• _Problem description_:
Starting at the top of the listing, extract every line up to and including the one with "obstructive_fvc = [-0.13, 5.59, -0.5, 2.61]". Pictures stay out of the copy.

• _Data segment_:
━━━━━━━━━━
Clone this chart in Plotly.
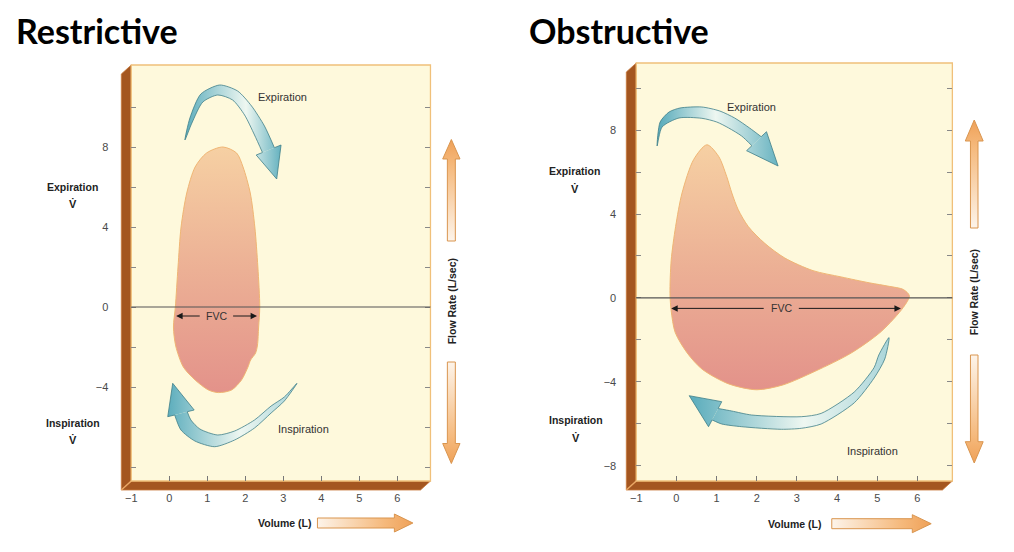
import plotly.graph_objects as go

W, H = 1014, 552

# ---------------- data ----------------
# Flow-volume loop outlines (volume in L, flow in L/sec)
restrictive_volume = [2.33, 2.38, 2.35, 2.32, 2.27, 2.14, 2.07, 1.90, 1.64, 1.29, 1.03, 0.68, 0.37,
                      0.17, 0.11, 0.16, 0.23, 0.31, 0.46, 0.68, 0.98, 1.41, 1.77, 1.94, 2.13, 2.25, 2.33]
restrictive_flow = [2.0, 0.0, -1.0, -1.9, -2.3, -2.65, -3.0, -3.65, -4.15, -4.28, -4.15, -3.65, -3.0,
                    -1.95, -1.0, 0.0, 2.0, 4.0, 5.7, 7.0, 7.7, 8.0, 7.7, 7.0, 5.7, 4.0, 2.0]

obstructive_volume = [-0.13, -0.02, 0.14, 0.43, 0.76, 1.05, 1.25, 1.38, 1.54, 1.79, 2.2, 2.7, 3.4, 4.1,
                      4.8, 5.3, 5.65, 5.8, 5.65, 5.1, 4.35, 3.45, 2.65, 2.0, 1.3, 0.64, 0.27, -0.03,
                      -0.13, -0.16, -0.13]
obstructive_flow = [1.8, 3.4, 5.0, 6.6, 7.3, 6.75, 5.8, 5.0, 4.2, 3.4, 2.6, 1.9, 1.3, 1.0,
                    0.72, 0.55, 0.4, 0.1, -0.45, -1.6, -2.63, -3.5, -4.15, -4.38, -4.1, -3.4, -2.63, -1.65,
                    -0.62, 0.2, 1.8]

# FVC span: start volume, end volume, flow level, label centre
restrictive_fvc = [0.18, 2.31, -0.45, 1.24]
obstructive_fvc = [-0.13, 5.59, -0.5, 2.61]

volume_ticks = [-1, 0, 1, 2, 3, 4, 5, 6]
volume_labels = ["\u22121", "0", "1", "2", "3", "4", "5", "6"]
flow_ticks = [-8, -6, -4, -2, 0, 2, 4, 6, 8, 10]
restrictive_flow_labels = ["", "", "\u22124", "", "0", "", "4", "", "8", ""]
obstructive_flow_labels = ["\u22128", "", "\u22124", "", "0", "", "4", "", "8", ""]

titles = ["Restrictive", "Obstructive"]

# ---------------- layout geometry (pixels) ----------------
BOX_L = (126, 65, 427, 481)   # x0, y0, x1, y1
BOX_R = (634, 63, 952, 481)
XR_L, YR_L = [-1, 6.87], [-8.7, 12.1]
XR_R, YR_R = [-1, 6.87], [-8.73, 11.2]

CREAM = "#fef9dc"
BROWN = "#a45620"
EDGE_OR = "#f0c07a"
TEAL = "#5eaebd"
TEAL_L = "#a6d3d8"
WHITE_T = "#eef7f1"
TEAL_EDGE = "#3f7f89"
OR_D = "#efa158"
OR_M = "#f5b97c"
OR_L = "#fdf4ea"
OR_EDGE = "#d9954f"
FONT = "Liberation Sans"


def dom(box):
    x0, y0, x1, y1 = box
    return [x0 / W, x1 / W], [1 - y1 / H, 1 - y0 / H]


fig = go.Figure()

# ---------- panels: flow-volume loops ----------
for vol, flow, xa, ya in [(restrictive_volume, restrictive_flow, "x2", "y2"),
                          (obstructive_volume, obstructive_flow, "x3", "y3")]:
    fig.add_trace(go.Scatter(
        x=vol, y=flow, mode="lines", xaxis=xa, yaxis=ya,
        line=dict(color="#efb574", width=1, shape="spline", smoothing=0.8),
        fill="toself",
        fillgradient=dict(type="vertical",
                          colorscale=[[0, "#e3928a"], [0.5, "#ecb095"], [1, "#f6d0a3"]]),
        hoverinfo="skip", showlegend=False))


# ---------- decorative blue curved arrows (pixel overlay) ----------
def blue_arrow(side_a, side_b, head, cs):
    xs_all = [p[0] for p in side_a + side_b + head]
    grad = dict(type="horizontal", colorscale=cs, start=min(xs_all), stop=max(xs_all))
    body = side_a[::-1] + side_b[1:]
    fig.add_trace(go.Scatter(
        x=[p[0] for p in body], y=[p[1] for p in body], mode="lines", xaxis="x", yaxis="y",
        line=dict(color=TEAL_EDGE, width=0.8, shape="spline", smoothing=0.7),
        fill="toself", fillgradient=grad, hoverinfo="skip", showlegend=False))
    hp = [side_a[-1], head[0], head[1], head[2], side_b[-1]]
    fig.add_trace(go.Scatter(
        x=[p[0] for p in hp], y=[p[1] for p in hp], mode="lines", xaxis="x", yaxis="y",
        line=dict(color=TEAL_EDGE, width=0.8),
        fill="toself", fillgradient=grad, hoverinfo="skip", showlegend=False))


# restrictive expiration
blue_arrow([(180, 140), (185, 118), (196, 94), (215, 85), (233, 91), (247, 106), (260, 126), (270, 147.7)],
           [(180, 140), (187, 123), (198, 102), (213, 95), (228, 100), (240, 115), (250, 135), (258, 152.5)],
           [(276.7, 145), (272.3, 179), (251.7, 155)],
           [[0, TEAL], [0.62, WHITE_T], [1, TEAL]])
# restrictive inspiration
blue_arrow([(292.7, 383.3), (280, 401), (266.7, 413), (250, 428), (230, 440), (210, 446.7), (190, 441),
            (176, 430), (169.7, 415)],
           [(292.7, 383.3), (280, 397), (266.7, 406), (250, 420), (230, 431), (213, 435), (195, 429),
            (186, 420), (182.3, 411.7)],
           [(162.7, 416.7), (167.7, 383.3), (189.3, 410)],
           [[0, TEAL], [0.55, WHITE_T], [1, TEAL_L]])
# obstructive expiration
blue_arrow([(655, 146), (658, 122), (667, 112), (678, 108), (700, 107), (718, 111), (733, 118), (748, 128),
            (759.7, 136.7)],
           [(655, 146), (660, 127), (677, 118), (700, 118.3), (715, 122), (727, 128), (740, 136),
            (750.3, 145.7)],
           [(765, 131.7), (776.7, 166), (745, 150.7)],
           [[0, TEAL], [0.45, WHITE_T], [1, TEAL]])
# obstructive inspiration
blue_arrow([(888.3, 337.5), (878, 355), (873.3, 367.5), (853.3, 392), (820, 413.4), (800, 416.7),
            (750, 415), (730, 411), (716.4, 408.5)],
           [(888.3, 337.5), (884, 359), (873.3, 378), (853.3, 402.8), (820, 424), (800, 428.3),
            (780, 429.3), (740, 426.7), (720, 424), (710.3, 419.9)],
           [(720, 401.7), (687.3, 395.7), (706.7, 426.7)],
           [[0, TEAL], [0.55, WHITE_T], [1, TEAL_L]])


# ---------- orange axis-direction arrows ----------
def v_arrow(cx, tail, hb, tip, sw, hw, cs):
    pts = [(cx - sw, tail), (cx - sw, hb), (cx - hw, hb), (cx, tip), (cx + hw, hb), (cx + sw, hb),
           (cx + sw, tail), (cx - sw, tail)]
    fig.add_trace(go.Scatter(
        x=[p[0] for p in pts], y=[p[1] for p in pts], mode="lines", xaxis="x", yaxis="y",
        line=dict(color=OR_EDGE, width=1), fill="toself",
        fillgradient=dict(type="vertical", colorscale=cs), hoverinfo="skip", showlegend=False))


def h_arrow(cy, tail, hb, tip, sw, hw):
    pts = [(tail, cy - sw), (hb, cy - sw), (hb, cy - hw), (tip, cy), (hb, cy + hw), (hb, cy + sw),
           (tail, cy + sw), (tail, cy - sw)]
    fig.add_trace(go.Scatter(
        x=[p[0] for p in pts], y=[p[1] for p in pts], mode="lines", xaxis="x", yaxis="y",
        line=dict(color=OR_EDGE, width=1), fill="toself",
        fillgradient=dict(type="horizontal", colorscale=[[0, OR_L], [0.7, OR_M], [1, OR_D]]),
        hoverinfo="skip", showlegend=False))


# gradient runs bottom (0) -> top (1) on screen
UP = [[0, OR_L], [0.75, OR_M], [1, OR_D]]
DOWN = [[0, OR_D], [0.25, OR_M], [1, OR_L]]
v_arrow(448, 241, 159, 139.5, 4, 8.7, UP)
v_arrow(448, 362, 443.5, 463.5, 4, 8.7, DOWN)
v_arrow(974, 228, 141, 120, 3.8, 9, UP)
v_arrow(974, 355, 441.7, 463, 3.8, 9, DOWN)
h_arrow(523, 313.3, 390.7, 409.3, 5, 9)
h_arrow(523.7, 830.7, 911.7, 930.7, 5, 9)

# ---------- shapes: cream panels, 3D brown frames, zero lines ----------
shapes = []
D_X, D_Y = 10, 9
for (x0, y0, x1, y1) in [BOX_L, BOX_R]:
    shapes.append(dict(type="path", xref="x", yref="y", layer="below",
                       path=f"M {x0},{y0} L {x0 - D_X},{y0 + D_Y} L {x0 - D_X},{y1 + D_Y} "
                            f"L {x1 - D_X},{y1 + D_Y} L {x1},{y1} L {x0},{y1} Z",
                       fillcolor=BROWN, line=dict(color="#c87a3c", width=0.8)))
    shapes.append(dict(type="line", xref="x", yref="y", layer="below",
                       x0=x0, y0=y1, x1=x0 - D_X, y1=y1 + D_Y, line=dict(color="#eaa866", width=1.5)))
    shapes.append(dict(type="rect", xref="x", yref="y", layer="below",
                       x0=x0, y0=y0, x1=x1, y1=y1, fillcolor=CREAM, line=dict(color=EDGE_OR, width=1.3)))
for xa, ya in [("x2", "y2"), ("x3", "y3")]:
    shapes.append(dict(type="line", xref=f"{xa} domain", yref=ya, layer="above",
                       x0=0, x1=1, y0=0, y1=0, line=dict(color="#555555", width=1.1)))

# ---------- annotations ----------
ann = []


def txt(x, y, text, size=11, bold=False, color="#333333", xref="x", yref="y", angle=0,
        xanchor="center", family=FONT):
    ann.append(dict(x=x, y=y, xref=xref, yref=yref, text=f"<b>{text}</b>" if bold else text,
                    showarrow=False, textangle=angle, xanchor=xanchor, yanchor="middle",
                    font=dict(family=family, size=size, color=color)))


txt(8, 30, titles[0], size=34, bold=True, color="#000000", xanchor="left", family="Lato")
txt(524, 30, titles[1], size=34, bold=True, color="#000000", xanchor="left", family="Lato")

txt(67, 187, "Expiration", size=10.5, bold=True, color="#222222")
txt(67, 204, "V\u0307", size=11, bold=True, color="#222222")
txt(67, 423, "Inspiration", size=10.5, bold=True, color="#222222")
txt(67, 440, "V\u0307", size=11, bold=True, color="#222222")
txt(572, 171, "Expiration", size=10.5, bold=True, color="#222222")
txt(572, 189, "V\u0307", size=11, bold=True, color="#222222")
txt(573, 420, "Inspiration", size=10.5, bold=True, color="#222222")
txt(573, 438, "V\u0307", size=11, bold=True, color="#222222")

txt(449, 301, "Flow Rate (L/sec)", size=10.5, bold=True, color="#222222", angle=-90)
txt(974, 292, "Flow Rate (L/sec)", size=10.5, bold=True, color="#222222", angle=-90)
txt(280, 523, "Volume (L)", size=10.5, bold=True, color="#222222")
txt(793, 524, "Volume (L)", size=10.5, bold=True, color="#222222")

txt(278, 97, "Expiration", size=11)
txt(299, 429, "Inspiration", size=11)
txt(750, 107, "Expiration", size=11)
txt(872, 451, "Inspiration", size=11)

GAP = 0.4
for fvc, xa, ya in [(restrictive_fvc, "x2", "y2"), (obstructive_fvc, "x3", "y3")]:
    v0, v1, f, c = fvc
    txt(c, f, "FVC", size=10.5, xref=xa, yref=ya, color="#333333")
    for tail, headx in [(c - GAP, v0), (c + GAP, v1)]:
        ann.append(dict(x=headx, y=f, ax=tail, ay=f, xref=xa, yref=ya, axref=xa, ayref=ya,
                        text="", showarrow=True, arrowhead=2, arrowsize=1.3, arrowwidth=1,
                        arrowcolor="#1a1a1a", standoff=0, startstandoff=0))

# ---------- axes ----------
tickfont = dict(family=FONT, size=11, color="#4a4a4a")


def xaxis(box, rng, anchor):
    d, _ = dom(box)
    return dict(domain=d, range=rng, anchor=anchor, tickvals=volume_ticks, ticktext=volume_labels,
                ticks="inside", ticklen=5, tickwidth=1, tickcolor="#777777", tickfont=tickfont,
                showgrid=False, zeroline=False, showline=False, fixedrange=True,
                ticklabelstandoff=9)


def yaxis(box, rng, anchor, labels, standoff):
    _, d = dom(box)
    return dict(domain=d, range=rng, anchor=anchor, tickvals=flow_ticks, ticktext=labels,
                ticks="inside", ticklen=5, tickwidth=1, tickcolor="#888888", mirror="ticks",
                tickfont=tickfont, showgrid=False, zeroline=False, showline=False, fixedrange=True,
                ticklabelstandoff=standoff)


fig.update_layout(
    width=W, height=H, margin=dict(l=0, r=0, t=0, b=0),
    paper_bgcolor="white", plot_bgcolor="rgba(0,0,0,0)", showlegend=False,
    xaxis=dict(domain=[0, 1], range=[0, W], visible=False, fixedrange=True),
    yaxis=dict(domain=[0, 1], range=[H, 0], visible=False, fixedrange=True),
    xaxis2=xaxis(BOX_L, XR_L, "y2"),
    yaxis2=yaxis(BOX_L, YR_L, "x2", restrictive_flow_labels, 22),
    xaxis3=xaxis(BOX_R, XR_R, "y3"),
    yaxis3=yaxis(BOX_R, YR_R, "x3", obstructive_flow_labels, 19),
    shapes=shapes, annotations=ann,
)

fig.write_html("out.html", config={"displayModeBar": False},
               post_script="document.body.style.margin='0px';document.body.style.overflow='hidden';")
━━━━━━━━━━
• _Written solution_:
Clone this chart in Plotly.
import plotly.graph_objects as go

W, H = 1014, 552

# ---------------- data ----------------
# Flow-volume loop outlines (volume in L, flow in L/sec)
restrictive_volume = [2.33, 2.38, 2.35, 2.32, 2.27, 2.14, 2.07, 1.90, 1.64, 1.29, 1.03, 0.68, 0.37,
                      0.17, 0.11, 0.16, 0.23, 0.31, 0.46, 0.68, 0.98, 1.41, 1.77, 1.94, 2.13, 2.25, 2.33]
restrictive_flow = [2.0, 0.0, -1.0, -1.9, -2.3, -2.65, -3.0, -3.65, -4.15, -4.28, -4.15, -3.65, -3.0,
                    -1.95, -1.0, 0.0, 2.0, 4.0, 5.7, 7.0, 7.7, 8.0, 7.7, 7.0, 5.7, 4.0, 2.0]

obstructive_volume = [-0.13, -0.02, 0.14, 0.43, 0.76, 1.05, 1.25, 1.38, 1.54, 1.79, 2.2, 2.7, 3.4, 4.1,
                      4.8, 5.3, 5.65, 5.8, 5.65, 5.1, 4.35, 3.45, 2.65, 2.0, 1.3, 0.64, 0.27, -0.03,
                      -0.13, -0.16, -0.13]
obstructive_flow = [1.8, 3.4, 5.0, 6.6, 7.3, 6.75, 5.8, 5.0, 4.2, 3.4, 2.6, 1.9, 1.3, 1.0,
                    0.72, 0.55, 0.4, 0.1, -0.45, -1.6, -2.63, -3.5, -4.15, -4.38, -4.1, -3.4, -2.63, -1.65,
                    -0.62, 0.2, 1.8]

# FVC span: start volume, end volume, flow level, label centre
restrictive_fvc = [0.18, 2.31, -0.45, 1.24]
obstructive_fvc = [-0.13, 5.59, -0.5, 2.61]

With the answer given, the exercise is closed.